One human sees an ad on a phone, opens the site on a laptop, and buys on a tablet a week later — and a platform must decide which touch earned the sale, honestly, across devices, while Apple has cut the signal that used to make it easy. A complete working through: the identity graph, the SCD2 device bridge, match-at-read attribution, parallel windows, the SKAN carve-out, holdout lift, and the dashboard.
This prompt looks like a join problem and is in fact an identity problem wearing a join's clothes — because the three events you must connect were never stamped with the same key, and the law now forbids you from minting one.
"Design a model for an ad platform where a user sees an ad on phone, opens the advertiser's site on laptop later, and converts on tablet a week after. Support 1/7/28-day click and view-through windows, ATT/SKAdNetwork iOS constraints, and incrementality lift. How do you scope it?"
The trap is to assume the three events share a user id. They do not. A phone impression, a laptop visit, and a tablet purchase arrive as three rows with three different device tokens and — on iOS, after Apple's App Tracking Transparency — quite possibly no user identifier at all. The only thing that can connect them is an identity graph: a model that says, with some confidence, that these three devices belong to one person. And confidence is the word that makes this senior. A login is certainty; a shared household IP is a guess; behavioral overlap is a softer guess still. A system that pretends a 0.88 probabilistic link is the same as a 1.0 deterministic one is lying to the advertiser about why they should believe the number.

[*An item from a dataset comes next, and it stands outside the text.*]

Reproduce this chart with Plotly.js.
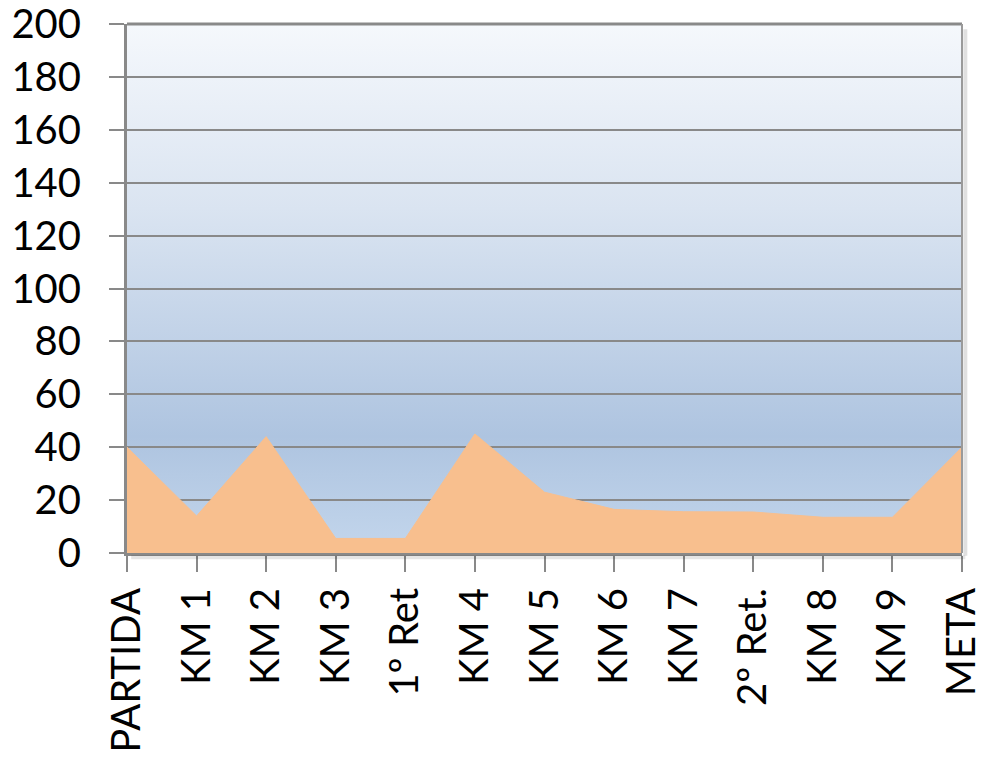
<!DOCTYPE html>
<html>
<head>
<meta charset="utf-8">
<script src="https://cdn.plot.ly/plotly-3.0.1.min.js"></script>
<style>html,body{margin:0;padding:0;background:#fff;}#chart{width:984px;height:759px;}</style>
</head>
<body>
<div id="chart"></div>
<script>
const categories = ["PARTIDA","KM 1","KM 2","KM 3","1º Ret","KM 4","KM 5","KM 6","KM 7","2º Ret.","KM 8","KM 9","META"];
const values = [40, 14, 44, 5.5, 5.5, 45, 23, 16.5, 15.6, 15.5, 13.5, 13.5, 40];
const yTicks = [0, 20, 40, 60, 80, 100, 120, 140, 160, 180, 200];

const grad = '<svg xmlns="http://www.w3.org/2000/svg" width="100" height="100" preserveAspectRatio="none">' +
  '<defs><linearGradient id="g" x1="0" y1="0" x2="0" y2="1">' +
  '<stop offset="0" stop-color="#f5f8fc"/>' +
  '<stop offset="0.35" stop-color="#dae4f1"/>' +
  '<stop offset="0.78" stop-color="#aec4e0"/>' +
  '<stop offset="1" stop-color="#c3d6ec"/>' +
  '</linearGradient></defs><rect width="100" height="100" fill="url(#g)"/></svg>';

const trace = {
  x: categories,
  y: values,
  type: 'scatter',
  mode: 'lines',
  fill: 'tozeroy',
  fillcolor: '#f8bf8e',
  line: {color: '#f8bf8e', width: 1},
  hoverinfo: 'x+y'
};

const layout = {
  width: 984, height: 759,
  margin: {l: 127, r: 22, t: 24, b: 206},
  paper_bgcolor: '#ffffff',
  plot_bgcolor: 'rgba(0,0,0,0)',
  showlegend: false,
  font: {family: 'Lato, Calibri, sans-serif', size: 40, color: '#000'},
  images: [{
    source: 'data:image/svg+xml;charset=utf-8,' + encodeURIComponent(grad),
    xref: 'paper', yref: 'paper', x: 0, y: 1, sizex: 1, sizey: 1,
    sizing: 'stretch', layer: 'below', xanchor: 'left', yanchor: 'top'
  }],
  xaxis: {
    type: 'category',
    range: [0, categories.length - 1],
    tickangle: -90,
    ticks: 'outside', ticklen: 16, tickwidth: 2, tickcolor: '#898989',
    showline: true, linecolor: '#898989', linewidth: 3,
    showgrid: false, zeroline: false,
    ticklabelstandoff: 0,
    ticklabeloverflow: 'allow',
    tickfont: {family: 'Lato, Calibri, sans-serif', size: 40, color: '#000'}
  },
  yaxis: {
    range: [0, 200],
    tickvals: yTicks,
    ticktext: yTicks.map(String),
    ticks: 'outside', ticklen: 15, tickwidth: 2, tickcolor: '#898989',
    showline: true, linecolor: '#898989', linewidth: 3,
    showgrid: true, gridcolor: '#898989', gridwidth: 2,
    zeroline: false,
    ticklabelstandoff: 20,
    ticklabeloverflow: 'allow',
    tickfont: {family: 'Lato, Calibri, sans-serif', size: 40, color: '#000'}
  },
  shapes: [
    {type: 'line', xref: 'paper', yref: 'paper', x0: 0, x1: 1, y0: 1, y1: 1,
     line: {color: '#898989', width: 3}},
    {type: 'line', xref: 'paper', yref: 'paper', x0: 1, x1: 1, y0: 0, y1: 1,
     line: {color: '#9a9a9a', width: 2}},
    {type: 'line', xref: 'paper', yref: 'paper', x0: 1.004, x1: 1.004, y0: -0.005, y1: 0.99,
     line: {color: 'rgba(0,0,0,0.12)', width: 4}},
    {type: 'line', xref: 'paper', yref: 'paper', x0: 0.005, x1: 1.004, y0: -0.008, y1: -0.008,
     line: {color: 'rgba(0,0,0,0.10)', width: 4}}
  ]
};

Plotly.newPlot('chart', [trace], layout, {displayModeBar: false, staticPlot: true});
</script>
</body>
</html>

A weak answer hard-codes attribution into the pipeline — last-click, one window — and silently drops everything iOS won't let it see. A strong answer notices two things: that the identity graph must be versioned, because devices come and go, and that attribution must be computed at read time, because the advertiser will ask for last-click and data-driven and three windows over the same data. So before any tables, the frame for the session:
Scope is the first scored dimension, so name it. In scope: the touch/conversion facts, the identity graph and its versioned device bridge, match-at-read attribution with parallel click and view windows, the SKAN aggregate path, and incrementality via holdouts. Out of scope, said explicitly: the identity resolution algorithm itself (the probabilistic matching that decides which devices link and at what confidence — treated as an upstream producer of bridge_identity_devices), ad serving and the auction, creative storage, and billing rails. The caveat: the model must not preclude a future deterministic signal (a publisher login, a clean-room match) upgrading a link's confidence — so confidence is a column on the bridge, never a hard-coded constant.
Then the envelope math, volunteered. Cross-device-ads numbers at platform scale:
| Quantity | Estimate | Consequence |
|---|---|---|
| Ad events / day | ~10,000,000,000 | Impressions + clicks across all surfaces — the touch firehose |
| Devices per identity | 2.6 avg | The bridge fans every conversion out to several touchpoints |
| iOS opt-out share | ~75% of iOS | The row that forces the aggregate carve-out, not a filter |
| Conversion-to-touch lag | up to 28 days | Windows span 1/7/28 days × click vs view — read-time math |
| Attribution models live | last-click · MTA · DDA | All run in parallel; advertiser picks at query time |
| Link confidence range | 0.88 – 1.00 | Probabilistic to deterministic — weights, not booleans |
| Holdout share | ~1% of users | Sized for statistical power on lift, not derived from campaigns |
Read the table and the architecture is half-decided. The iOS opt-out row dictates that a privacy wall is a structural fact, not a query predicate — three-quarters of iOS will never have a user-level identity to join. The lag and the parallel-models rows dictate match-at-read: with windows up to 28 days and several models live at once, attribution cannot be frozen at ingest. And the confidence range dictates that the bridge carries a weight, because the difference between a login and a household IP is the difference between a fact and an inference. The rest of this article follows the identity.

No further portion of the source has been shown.